CNBC.COM
Meet Mr. 102%.
James Ross, 58, is a founder and managing member of Rossrock, a Manhattan-based private investment firm that focuses on commercial real estate and distressed commercial mortgages.
“I realize I am very fortunate, and in fact I am a member of the 1 percent,” Mr. Ross wrote in an email. His résumé is studded with elite institutions: Yale, Columbia Law School and stints at the law firms Cravath, Swaine & Moore in New York, and Holland & Hart in Denver. Since his company fits the category of private equity, he even has carried interest, the kind of incentive compensation that enabled Mitt Romney to pay such a low tax rate.
Yet Mr. Ross told me that he paid 102 percent of his taxable income in federal, state, and local taxes for 2010.
“My entire taxable income, plus some, went to the payment of taxes,” Mr. Ross said. “This does not include real estate taxes, sales taxes, and other taxes I paid for 2010.” When he told friends and family, they were “astounded,” he said.
In the midst of a national debate over tax rates and policy, I lifted the veil last week on my income tax rates for 2010, a year in which I paid 37 percent of my adjusted gross income (total income minus things like retirement contributions) in federal, state, and city income taxes and 74 percent of my taxable income (after deductions like state and local taxes).
I was dismayed by the comparison to Mr. Romney — who paid 13.9 percent of his adjusted gross income of $21.7 million and 17.5 percent of his taxable income of $17.1 million — as well as by the possibility that I paid a higher tax rate than just about anyone. So I invited readers to send me emails disclosing their tax rates and circumstances.
I was deluged with submissions, including many people who pay a higher rate than I do. But at 102 percent, Mr. Ross was in a category of his own.
That doesn’t mean Mr. Ross pays more in taxes than he earns. His total tax as a percentage of his adjusted gross income was 20 percent, which is much lower than mine.
That’s because Mr. Ross has so many itemized deductions. Since taxable income is what’s left after itemized deductions like mortgage interest, charitable contributions, and state and local taxes are subtracted, it will nearly always be smaller than adjusted gross income and demonstrates how someone can pay more than 100 percent of taxable income in tax. Mr. Ross must hope that his interest expense will pay off down the road and generate some capital gains.
Still, all of Mr. Ross’s itemized deductions are money out of his pocket, which is why he’s had to draw on his savings to pay his taxes. Robert Willens, a tax expert and New York attorney, made the argument that taxable income, therefore, may be a better basis for measuring the tax burden.
In any event, by either measure Mr. Ross pays a higher rate than Mr. Romney.
“I had no idea I was paying such a high rate,” he told me when we spoke this week. “I had trouble believing this was possible. I called my accountant, and I said, ‘Do you realize I’m paying every penny I have in taxable income? I’m dipping into savings to pay my income tax.’ He said, ‘It’s unfortunate, but at your income level’ ” — with high earned income and large itemized deductions that Mr. Ross can’t take advantage of — “ ‘that’s just the way it is.’ ”

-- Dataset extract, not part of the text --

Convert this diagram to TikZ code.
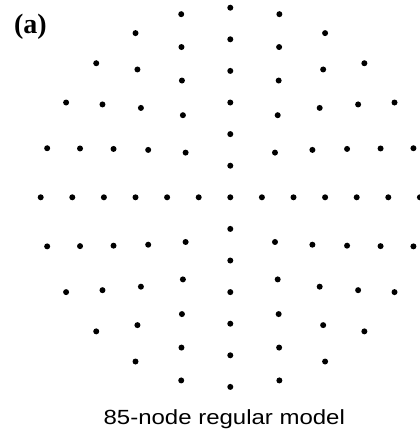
\documentclass[tikz,border=0pt]{standalone}
\usepackage{fontspec}
\setmainfont{Liberation Serif}
\newfontfamily\labelsans{Liberation Sans}
\begin{document}
\begin{tikzpicture}[x=1pt,y=-1pt,
  dotnode/.style={circle,fill=black,inner sep=0pt,minimum size=6pt},
  tagtext/.style={font=\fontsize{28}{30}\selectfont\bfseries,inner sep=0pt,anchor=base},
  captext/.style={font=\labelsans\fontsize{20.5}{23}\selectfont,inner sep=0pt,anchor=base}]
\useasboundingbox (0,0) rectangle (420,437);
\node[dotnode] (n0) at (230.3,197.3) {};
\foreach \k in {1,...,6}{
  \pgfmathtruncatemacro{\m}{4*\k}
  \pgfmathtruncatemacro{\mm}{\m-1}
  \foreach \j in {0,...,\mm}{
    \pgfmathsetmacro{\ang}{360*\j/\m}
    \pgfmathsetmacro{\px}{230.3+31.6*\k*cos(\ang)}
    \pgfmathsetmacro{\py}{197.3-31.6*\k*sin(\ang)}
    \node[dotnode] (n\k-\j) at (\px,\py) {};
  }
}
\node[tagtext] (tag) at (30.5,33) {(a)};
\node[captext] (cap) at (224.3,424) {\scalebox{1.17}[1]{85-node regular model}};
\end{tikzpicture}
\end{document}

Mr. Ross’s plight illustrates something that came through in nearly every response and cuts across nearly all income levels: The disparities of the tax code don’t just pit rich against poor or middle class. It taxes people within the same income brackets at grossly unequal rates.
“I cannot help but reflect on the unfairness of the current tax regime,” Mr. Ross wrote. “Why should I pay 102 percent of my taxable income in taxes when others, with far greater wealth than mine, pay a fraction of that?”
I asked Mr. Willens if such a thing were possible, and he said it was. “It’s entirely within the realm of possibility,” he said. “I can’t recall any clients quite that high, but I’ve had people come close.”
How could Mr. Ross pay so much? I thought I was the victim of a perfect storm of punitive tax policies, but Mr. Ross’s situation is worse.
Like me, he lives and works in New York City, which all but guarantees a high tax rate. Nearly all of his income is earned income and thus fully taxable at top rates. (He said that’s not always the case, but given the recent dire condition of real estate, in 2010 he had few capital gains and his carried interest didn’t yield any income.) Unlike me, he can’t make any itemized deductions, which means his adjusted gross income exceeds $1 million, the level at which New York State eliminates all itemized deductions, except for 50 percent of the value of charitable contributions. Mr. Ross said he gave 11 percent of his adjusted gross income to charity.
That means Mr. Ross can’t deduct any interest expense on the money he borrows to finance his real estate investments, which is substantial, nor can he deduct any other expenses or other itemized deductions except for part of his charitable contributions. This means he pays an enormous amount in state and local taxes. Since those are among the deductions that are disallowed when computing the federal alternative minimum tax, Mr. Ross is in turn especially hard hit by the alternative minimum tax.